# Determine its speed immediately before landing

## Homework Statement

Please could someone check if I have got this right? Many thanks

The question: An object of mass of 1000kg leaves a 64m high cliff at 100 ms-1 before descending to the ground. Ignoring air resistance, determine its speed immediately before landing.

## Homework Equations

I think its a projectiles question using the 'suvat' equations.

## The Attempt at a Solution

If I'm ignoring air resistance then I assume that mass is irrelevant?

Vertically I have:

u = 0m/s
v = ?
a = 10m/s2
s = 64m
t = ?

Horizontally I have:

u = 100m/s
v = 100 m/s
a = 0m/s2
s = ?
t = ?

Using the vertical components:

s = ut + 1/2 at^2
so
64 = 0 + 1/2 x 10 x t^2
so
t^2 = (2x64)/10 = 12.8s
t = 3.6s

Then

v = u + at
= 0 + (10x3.6)
= 36m/s

That gives me a horizontal velocity of 100m/s and a vertical velocity of 36m/s which using vector addition (Pythagoras) gives an answer of 106.3m/s.

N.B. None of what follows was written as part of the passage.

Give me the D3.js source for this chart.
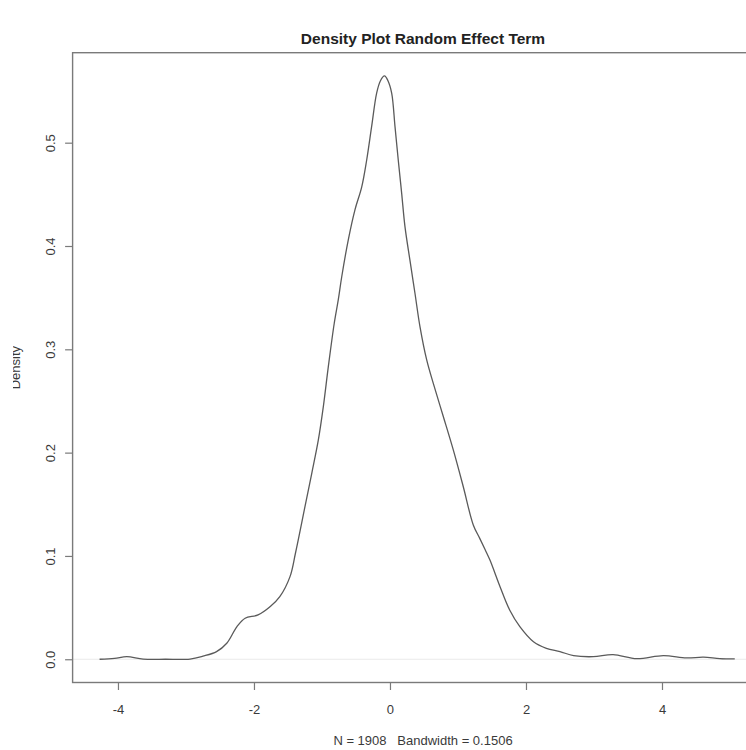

If someone could tell me if I've got that right that would be great, many thanks!

## Answers and Replies

PhanthomJay
Science Advisor
Homework Helper
Gold Member
Well it is best to use conservation of energy methods; the problem doesn't actually state that the object is projected horizontally off the cliff. But no matter, your solution using SUVAT looks good, since the speed will be the same regardless of the projection angle.